New Credit Raters Struggle To Break Stranglehold Of 'Big Three'
For all the outrage over the role of the big three credit-rating firms in the financial crisis, they show no sign of losing their grip on the highly profitable industry.
That has not stopped new contenders joining the 50 or so lesser-known rating firms that have long been trying to grab a bigger slice of the business.
The financial crisis should have helped their cause. The big firms - Standard and Poor's, Moody's and Fitch - lost much kudos when many of the complex U.S. housing market-linked loans that they rated top-notch triple-A turned out to be worthless.
Many of the newcomers are touting themselves as preferable alternatives. A Lisbon-based firm called ARC that launched last week says its ratings will be far cheaper than the dominant players and will take a more balanced view so be less volatile.
But official figures show how hard it is to make headway. S&P, Moody's (both 40 percent) and Fitch (17 percent) are holding onto over 95 of the industry's marketshare. S&P made $850 million from its ratings business last financial year, up 18 percent on the year before. Its latest results show a profit margin of 42 percent.
Dave King from the South African GCR agency, one of five small agencies that have come together to form ARC, acknowledges the difficulties.
"The rating agency business is a catch-22," King said. "You don't get a client until you have credibility, but you don't get credibility until you have a client."
"You could put a billion dollars into it but you'd still end up blowing it over time."
RATINGS SCALE
After at least two failed launch attempts, ARC finally got off the ground last week, almost three months late, with an event at London's swanky Ivy restaurant.
It hopes to win business with pay-as-you-go ratings and by ditching the convention of splitting ratings into investment grade or junk. Besides the standard startups' promise of cheaper prices and less 'cyclical' ratings, ARC says it will also take into account issues as broad as U.S. monetary stimulus and worldwide cyber attacks.
But its main potential strength is that it gathers five existing agencies from Portugal, India, South Africa, Malaysia and Brazil in an alliance aimed almost purely at creating enough scale to compete with the big three.

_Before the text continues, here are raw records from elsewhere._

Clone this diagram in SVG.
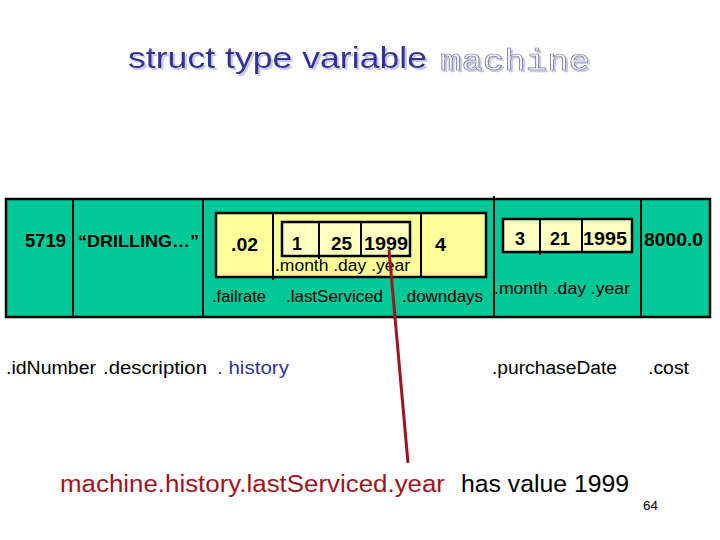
<svg xmlns="http://www.w3.org/2000/svg" width="720" height="540" viewBox="0 0 720 540">
<defs>
<filter id="sh" x="-5%" y="-30%" width="110%" height="160%">
<feDropShadow dx="2" dy="2" stdDeviation="0.6" flood-color="#c8c8e8" flood-opacity="1"/>
</filter>
</defs>
<style>
text{font-family:"Liberation Sans",Arial,sans-serif;fill:#000}
.b{font-weight:bold}
.box{stroke:#000;stroke-width:2.5}
.ln{stroke:#000;stroke-width:2}
.v{font-size:19px;font-weight:bold}
.lbl{font-size:16px}
.dl{font-size:18px}
</style>
<rect width="720" height="540" fill="#fff"/>
<g id="title">
<text x="128" y="68" font-size="29" textLength="299" lengthAdjust="spacingAndGlyphs" filter="url(#sh)" style="fill:#333399">struct type variable</text>
<text x="440" y="70" font-size="29" textLength="150" lengthAdjust="spacingAndGlyphs" filter="url(#sh)" style="font-family:'Liberation Mono',monospace;fill:#f4f4fa;stroke:#7a7a99;stroke-width:0.7">machine</text>
</g>
<g id="machine">
<rect x="6" y="199" width="704" height="118" fill="#00C896" class="box"/>
<line x1="73" y1="199" x2="73" y2="317" class="ln"/>
<line x1="203" y1="199" x2="203" y2="317" class="ln"/>
<line x1="494" y1="196" x2="494" y2="317" class="ln"/>
<line x1="641" y1="199" x2="641" y2="317" class="ln"/>
</g>
<g id="idNumber"><text x="25" y="247" class="v" textLength="41" lengthAdjust="spacingAndGlyphs" style="font-size:18px">5719</text></g>
<g id="description"><text x="78" y="247" class="b" textLength="121" lengthAdjust="spacingAndGlyphs" style="font-size:17px">“DRILLING…”</text></g>
<g id="history">
<rect x="216" y="213" width="270" height="64" fill="#FFFF99" class="box"/>
<line x1="273" y1="213" x2="273" y2="280" class="ln"/>
<line x1="421" y1="213" x2="421" y2="277" class="ln"/>
<text x="231" y="251" class="v" textLength="27" lengthAdjust="spacingAndGlyphs">.02</text>
<text x="435" y="251" class="v" textLength="11" lengthAdjust="spacingAndGlyphs">4</text>
<text x="212" y="302" class="lbl" textLength="54" lengthAdjust="spacingAndGlyphs">.failrate</text>
<text x="286" y="302" class="lbl" textLength="97" lengthAdjust="spacingAndGlyphs">.lastServiced</text>
<text x="402" y="302" class="lbl" textLength="81" lengthAdjust="spacingAndGlyphs">.downdays</text>
</g>
<g id="lastServiced">
<rect x="282" y="222" width="128" height="34" fill="#FFFFC0" class="box"/>
<line x1="319" y1="222" x2="319" y2="259" class="ln"/>
<line x1="361" y1="222" x2="361" y2="256" class="ln"/>
<text x="292" y="250" class="v" textLength="10" lengthAdjust="spacingAndGlyphs">1</text>
<text x="331" y="250" class="v" textLength="21" lengthAdjust="spacingAndGlyphs">25</text>
<text x="364" y="250" class="v" textLength="44" lengthAdjust="spacingAndGlyphs">1999</text>
<text x="275" y="271" class="lbl" textLength="135" lengthAdjust="spacingAndGlyphs">.month .day  .year</text>
</g>
<g id="purchaseDate">
<rect x="503" y="219" width="129" height="33" fill="#FFFFC0" class="box"/>
<line x1="540" y1="219" x2="540" y2="255" class="ln"/>
<line x1="582" y1="219" x2="582" y2="252" class="ln"/>
<text x="515" y="245" class="v" textLength="10" lengthAdjust="spacingAndGlyphs">3</text>
<text x="550" y="245" class="v" textLength="20" lengthAdjust="spacingAndGlyphs">21</text>
<text x="583" y="245" class="v" textLength="44" lengthAdjust="spacingAndGlyphs">1995</text>
<text x="494" y="294" class="lbl" textLength="136" lengthAdjust="spacingAndGlyphs">.month .day  .year</text>
</g>
<g id="cost"><text x="644" y="246" class="v" textLength="59" lengthAdjust="spacingAndGlyphs">8000.0</text></g>
<g id="labels">
<text x="6" y="374" class="dl" textLength="90" lengthAdjust="spacingAndGlyphs">.idNumber</text>
<text x="103" y="374" class="dl" textLength="104" lengthAdjust="spacingAndGlyphs">.description</text>
<text x="217" y="374" class="dl" textLength="72" lengthAdjust="spacingAndGlyphs" style="fill:#333399">. history</text>
<text x="492" y="374" class="dl" textLength="125" lengthAdjust="spacingAndGlyphs">.purchaseDate</text>
<text x="648" y="374" class="dl" textLength="41" lengthAdjust="spacingAndGlyphs">.cost</text>
</g>
<g id="connectors">
<line x1="389" y1="250" x2="408" y2="463" stroke="#A0141E" stroke-width="3"/>
</g>
<g id="caption">
<text x="60" y="492" font-size="23" textLength="385" lengthAdjust="spacingAndGlyphs" style="fill:#A0141E">machine.history.lastServiced.year</text>
<text x="461" y="492" font-size="23" textLength="168" lengthAdjust="spacingAndGlyphs">has value 1999</text>
<text x="643" y="510" font-size="12" textLength="15" lengthAdjust="spacingAndGlyphs">64</text>
</g>
</svg>
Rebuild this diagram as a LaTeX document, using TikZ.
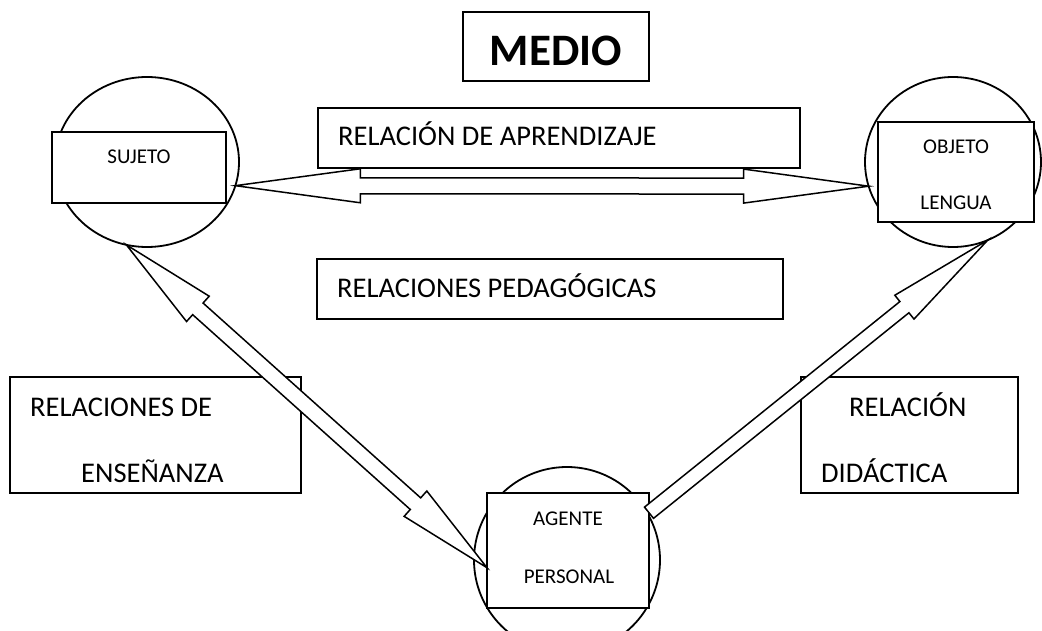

Between them they have roughly 6,000, mainly emerging market, firms who use their ratings. The hope is that around 600 of them will soon be big enough to borrow on capital markets like London.
For that, such firms will need more stringent 'international' ratings and that's where ARC, which has gained clearance from European rating authority ESMA, comes in.
"The only reason why they (firms) are using the hegemony of the big three (S&P, Moody's and Fitch) is because there is no alternative," said Mohd Razlan Mohamed, head of Malaysia's MARC ratings, one of the ARC agencies.
"I have people asking me all the time if there is someone else, so we have all this low hanging fruit of our local clients."
PROBLEM WITH AUTHORITY
ARC must still overcome the problem raised by King: if those looking to buy the bonds and other types of securities don't recognise a rating firm, the issuers of those bonds are less likely to use them.
Morningstar and management consultancy Kroll, as well as China's Dagong have also joined the landscape in the last couple of years, but they are yet to have a major impact.
"Clearly clients look at ratings and benchmarks look at ratings... so it affects what we can and cannot buy," said Daniel Loughney, a portfolio manager and senior vice president at AllianceBernstein Fixed Income.
"It is a function of who (among the rating agencies) the client wants. It tends to be one of the big guys and I don't see that changing."
The third and final hurdle for new entrants to the rating industry is one of the biggest, created by authorities in both Europe and the United States.
There are just 10 agencies on the SEC's list of Nationally Recognized Statistical Rating Organizations (NRSROs), while in Europe, the European Central Bank only accepts the ratings of four - the big three plus Toronto-based DBRS - on the collateral that banks use to access its ultra-cheap loans.
That effectively means that issuers will use only those agencies that can ensure investors will be able use their securities at places like the ECB.
"We know this (not being one of four on the ECB list) is an issue," said Jose Pocas Esteves CEO of ARC. "Getting ourselves recognised at the ECB is one of our targets."
That will take time. It took DBRS two years of protracted negotiations to get its ECB recognition in 2007.
In the meantime, GCR's King hopes the firm's prices will be enough to tempt issuers. "We think we can do this cheaper than anyone else, so if we can't do it, nobody can."